An aside here: military faculty ranks mostly range from Captains up through Majors to Lieutenant Colonels. Captains have typically completed a recent company command in the military and a civilian MA, and do a three-year tour at West Point before going back out into the regular Army. Lieutenant Colonels are often returning instructors, having done an initial tour as a captain before going back out and then completing a PhD and returning to West Point as a more senior instructor. Furthermore, many of the military faculty here are graduates of West Point, which contributes something like 10% of the Army’s officer corps. (Another 10% or so go through Officer Candidate School from the enlisted ranks, and the majority go through ROTC in college.) So what you get is a body of instructors who remember the way things used to be when they were students, and use that as a model of instruction. In composition, that makes for a strong historical influence on the assumptions about the way things are done in the teaching of writing.
That historical influence is highly visible in the pervasive attention to error, but also in other areas as well. At West Point, the academic program necessarily coexists with the military and athletic programs, and cadets are expected to devote their time to all three. From what I’ve seen and heard, cadets are somewhat overscheduled, to the point where all academic syllabi are “de-conflicted”: that is, as a practical necessity, course directors from all departments meet and arrange syllabus schedules so that no cadet will ever have more than one substantial assignment (“graded event”) due on the same class day. This is, in part, due to the fact that cadets have a brief window of two to three hours each evening to complete their academic homework, in between their other required activities. Each night, a military or civilian instructor takes on the duty of touring the barracks to make sure that cadets are, in fact, using their study time appropriately.
So: the “de-conflicted” curriculum lays down five days during the semester on which major essays are due. These due dates are not negotiable; nor is the focus on argument, or the criteria of substance, organization, style, and correctness. Nor is the fact that the first essay must be written collaboratively, between two cadets, or the point-based valuation of student work: 400 points for 5 out-of-class essays, 300 points for 5 in-class essays, 200 points for a three-hour final written exam, and 100 points for me to assign.
It seems to me, then, that there are several levels of valuation of writing in operation here. In my syllabus, I’m thinking I’ll use assignments like peer response letters, post-essay reflections, and correctness reflections (where students look up the editor’s marks I’m required to make on final drafts, find the places in their handbooks that address those errors, and write out plans for avoiding those errors in the future) as something called “brief writings,” to account for that 100 points. Beyond those brief writings, then, will also be “supplementals,” writing tasks not graded, but necessary for the completion of other forms of writing: generative work, freewriting, written group work, and the like.
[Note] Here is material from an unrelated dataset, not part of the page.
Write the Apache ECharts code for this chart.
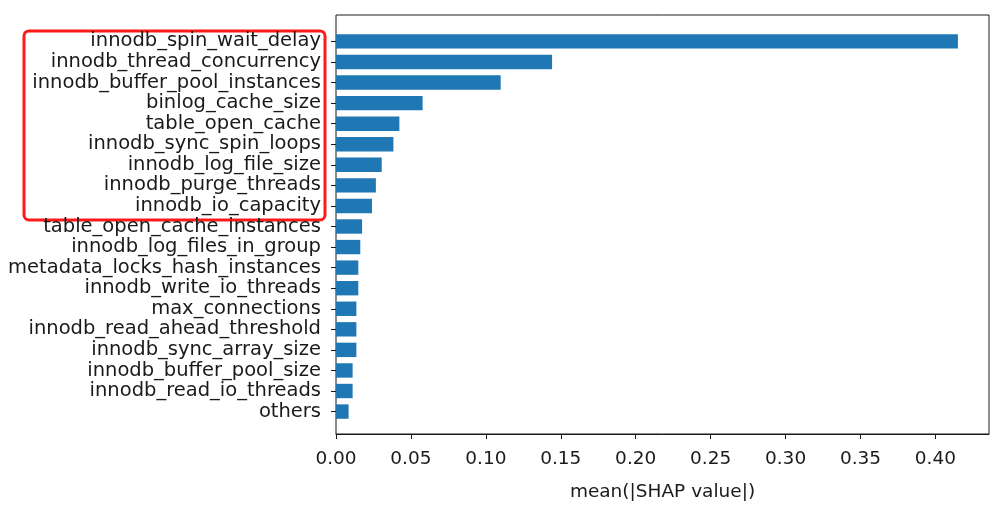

Which is interesting, because it lines up closely with what I’ve tried to address in my dissertation: there are some forms of work whose purpose and value resists easy commodification. There’s writing that exists in the gaps, the spaces, the unscheduled time, as well.
More soon.
Wow. Really interesting structure to contend with (?)/work with(?). It seems like a potential turning point in the focus of your blog, but I look forward to reading more about your classroom practices in such place so different from what many of us are accustomed to.
I like the idea of correctness reflections. I had never thought about doing this before.
I’m fascinated by the prospect of watching you (I hope you’ll always share like this) deal with the confines of the structured environment.
While many of my posts about the structured essay have been a thought-pondering of sorts, I am not bound necessarily by my department so much as I know what the students will face in the later programs, and I’m simply trying my best to prepare them for it.
This semester (of course, I’m teaching Developmental), I’m going to incorporate an errata sheet so that they can record the errors for each essay. I see much repetition in major mechanical error, and I think it will help my students to reflect (sorta like your correctional reflection work, I think, but shorter.)